Another preservation tool that the historic group may consider is garnering a listing in the National Register of Historic Places, but that’s more of an honorary, non-restrictive answer.
Some residents would like to see the onus shift to Metro to find a solution without resorting to a restrictive measure of preservation such as a blanket overlay.
“I would like to see the Metro Council go look in other communities to see how they are accommodating a mix of retail and residential, because our current set of codes make it very difficult to accommodate those things in ways that make a lot of sense,” said Williams, who lives on Nevada Avenue. “For example, to have a retail operation on the ground floor and residence above is really hard to get done without threatening the residential nature of the neighborhood.”
He said there are other communities across the country that have enacted legislation that makes it easier to do that while mitigating threats to a neighborhood’s character.

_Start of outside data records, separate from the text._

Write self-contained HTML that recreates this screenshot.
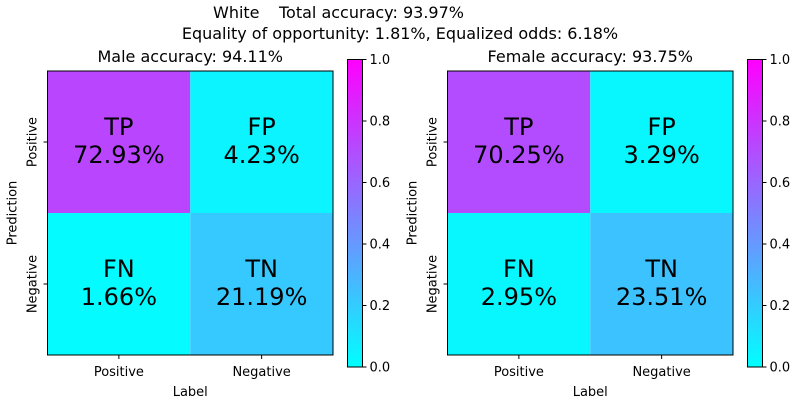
<!DOCTYPE html>
<html><head><meta charset="utf-8"><style>
body{margin:0;background:#fff}
svg{display:block;font-family:"DejaVu Sans","Liberation Sans",sans-serif}
</style></head><body>
<svg id="chart" width="800" height="400" viewBox="0 0 800 400">
<defs><linearGradient id="cool" x1="0" y1="1" x2="0" y2="0"><stop offset="0" stop-color="rgb(0,255,255)"/><stop offset="1" stop-color="rgb(255,0,255)"/></linearGradient></defs>
<text x="213" y="18" font-size="16">White</text>
<text x="279" y="18" font-size="16">Total accuracy: 93.97%</text>
<text x="400" y="39" text-anchor="middle" font-size="16">Equality of opportunity: 1.81%, Equalized odds: 6.18%</text>
</svg>
<script>
const panelTitles = ["Male accuracy: 94.11%", "Female accuracy: 93.75%"];
const cellLabels = ["TP", "FP", "FN", "TN"];
const maleValues = [72.93, 4.23, 1.66, 21.19];
const femaleValues = [70.25, 3.29, 2.95, 23.51];
const tickCats = ["Positive", "Negative"];
const cbTicks = [0, 0.2, 0.4, 0.6, 0.8, 1.0];
const NS = "http://www.w3.org/2000/svg";
const svg = document.getElementById("chart");
function mk(tag, attrs, parent) {
  const e = document.createElementNS(NS, tag);
  for (const k in attrs) e.setAttribute(k, attrs[k]);
  (parent || svg).appendChild(e);
  return e;
}
function cool(v) {
  return `rgb(${Math.round(v*255)},${Math.round((1-v)*255)},255)`;
}
const panels = [maleValues, femaleValues];
panels.forEach((vals, p) => {
  const x0 = 47.5 + p*400, y0 = 71, w = 285.5, h = 284;
  const cw = w/2, ch = h/2;
  const g = mk("g", {});
  
  
  vals.forEach((v, i) => {
    const r = Math.floor(i/2), c = i%2;
    const cx = x0 + c*cw, cy = y0 + r*ch;
    const rect = mk("rect", {x: cx, y: cy, width: cw, height: ch, fill: cool(v/100)}, g);
    
    
    const t1 = mk("text", {x: cx+cw/2, y: cy+ch/2-7, "text-anchor": "middle", "font-size": "24"}, g);
    t1.textContent = cellLabels[i];
    
    
    const t2 = mk("text", {x: cx+cw/2, y: cy+ch/2+21, "text-anchor": "middle", "font-size": "24"}, g);
    t2.textContent = v.toFixed(2) + "%";
    
    
  });
  mk("rect", {x: x0, y: y0, width: w, height: h, fill: "none", stroke: "#000", "stroke-width": 1}, g);
  const tt = mk("text", {x: x0+w/2, y: 62, "text-anchor": "middle", "font-size": "16"}, g);
  tt.textContent = panelTitles[p];
  
  
  tickCats.forEach((c, i) => {
    const tx = x0 + cw*(i+0.5);
    mk("line", {x1: tx, x2: tx, y1: y0+h, y2: y0+h+4, stroke: "#000"}, g);
    const xt = mk("text", {x: tx, y: y0+h+21, "text-anchor": "middle", "font-size": "13"}, g);
    xt.textContent = c;
    
    
    const ty = y0 + ch*(i+0.5);
    mk("line", {x1: x0-4, x2: x0, y1: ty, y2: ty, stroke: "#000"}, g);
    const yt = mk("text", {x: 0, y: 0, "text-anchor": "middle", "font-size": "13", transform: `translate(${x0-11},${ty}) rotate(-90)`}, g);
    yt.textContent = c;
    
    
  });
  const xl = mk("text", {x: x0+w/2, y: 396, "text-anchor": "middle", "font-size": "13"}, g);
  xl.textContent = "Label";
  
  
  const yl = mk("text", {x: 0, y: 0, "text-anchor": "middle", "font-size": "13", transform: `translate(${x0-31},${y0+h/2}) rotate(-90)`}, g);
  yl.textContent = "Prediction";
  
  
  const bx = 347.5 + p*400, by = 59.5, bw = 15, bh = 307.5;
  const cb = mk("rect", {x: bx, y: by, width: bw, height: bh, fill: "url(#cool)", stroke: "#000", "stroke-width": 1}, g);
  
  
  cbTicks.forEach(t => {
    const ty = by + bh*(1-t);
    mk("line", {x1: bx+bw, x2: bx+bw+4, y1: ty, y2: ty, stroke: "#000"}, g);
    const ct = mk("text", {x: bx+bw+7, y: ty+4.5, "font-size": "13"}, g);
    ct.textContent = t.toFixed(1);
    
    
  });
});
</script>
</body></html>
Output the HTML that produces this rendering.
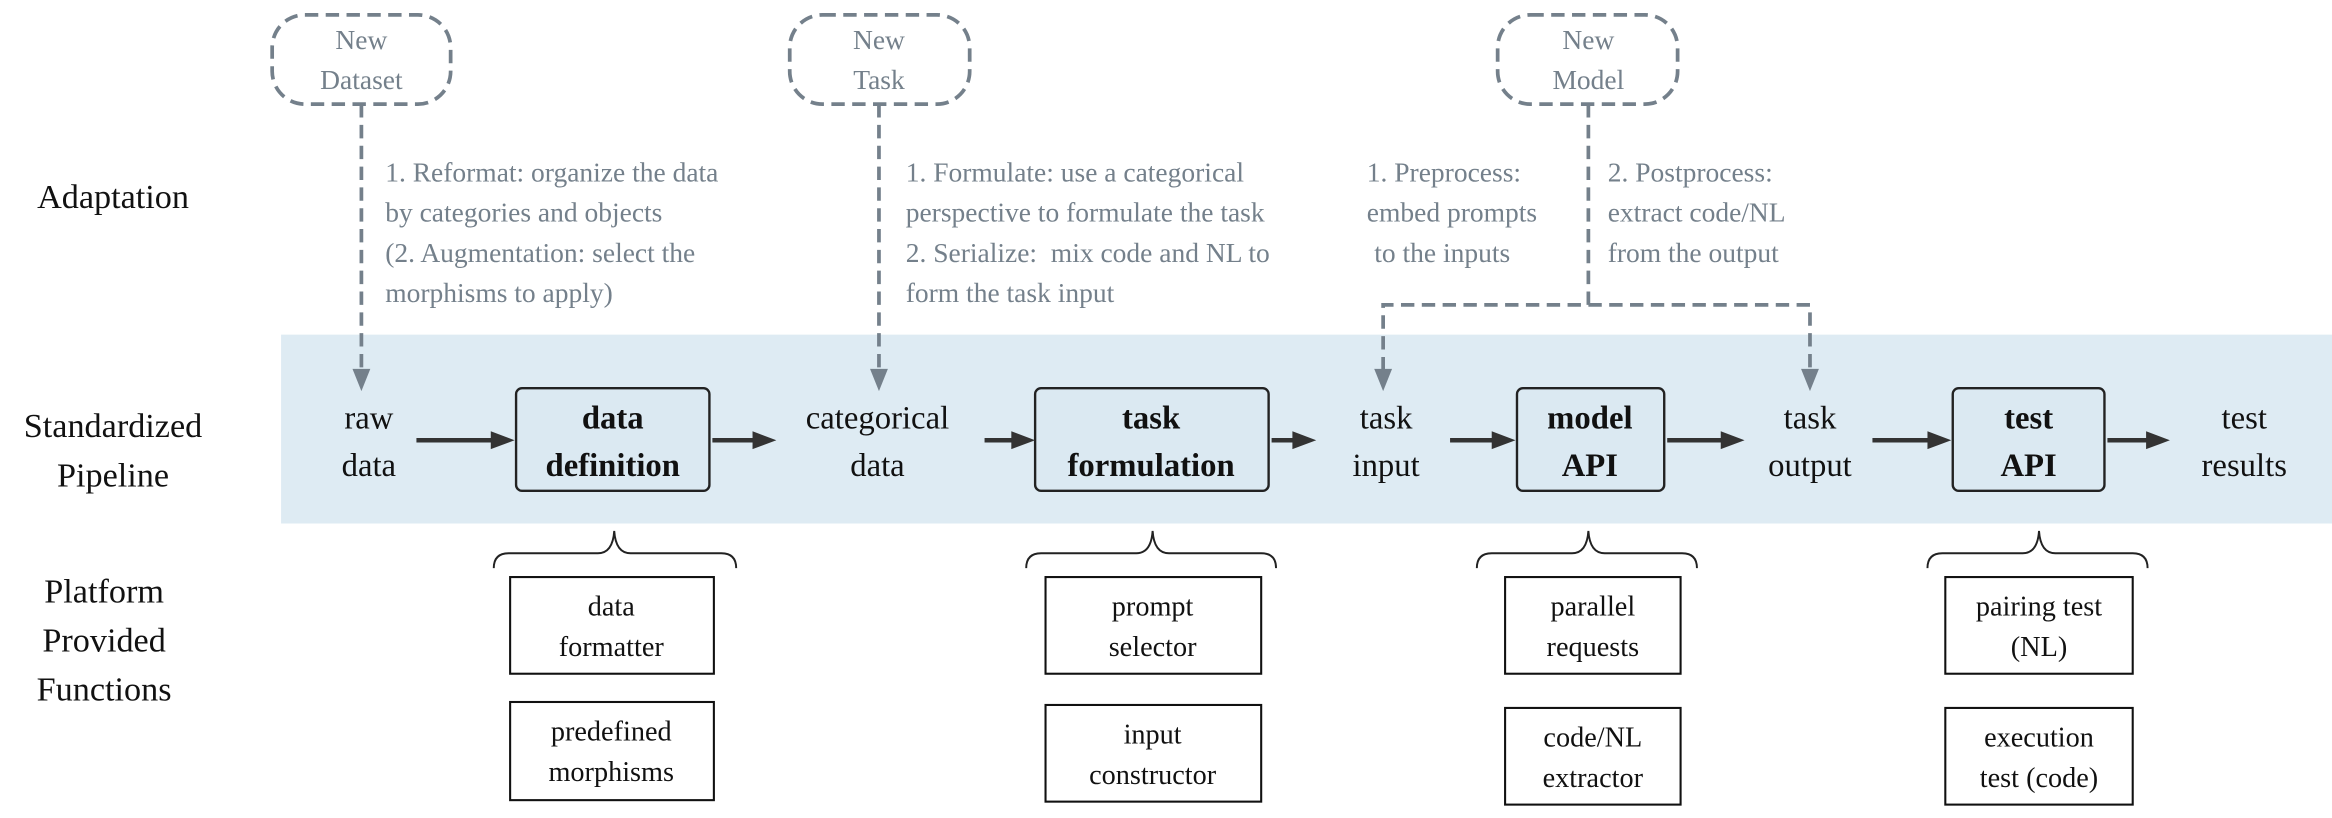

Holleman said it’s his opinion there’s not just one approach to conservation, but that it should be looked at as an “evolving tool.”
“When Metro developed conservation zoning in the mid-’80s, it was considered historic zoning lite,” he said. “We looked at what other cities were doing and did something that other communities have followed.”
Metro’s rules affect only major additions, demolition and new construction. They don’t go as far as other cities like Richmond, Va. where they look at windows, doors and paint colors.
“I would like to see them researching other communities across the country so you can maintain the character without having to impose what some people call draconian measures of preservation,” Williams said.
Whatever the answer for Sylvan Park, Holleman said the most important aspect is “group input” and to “be thoughtful in how we grow.”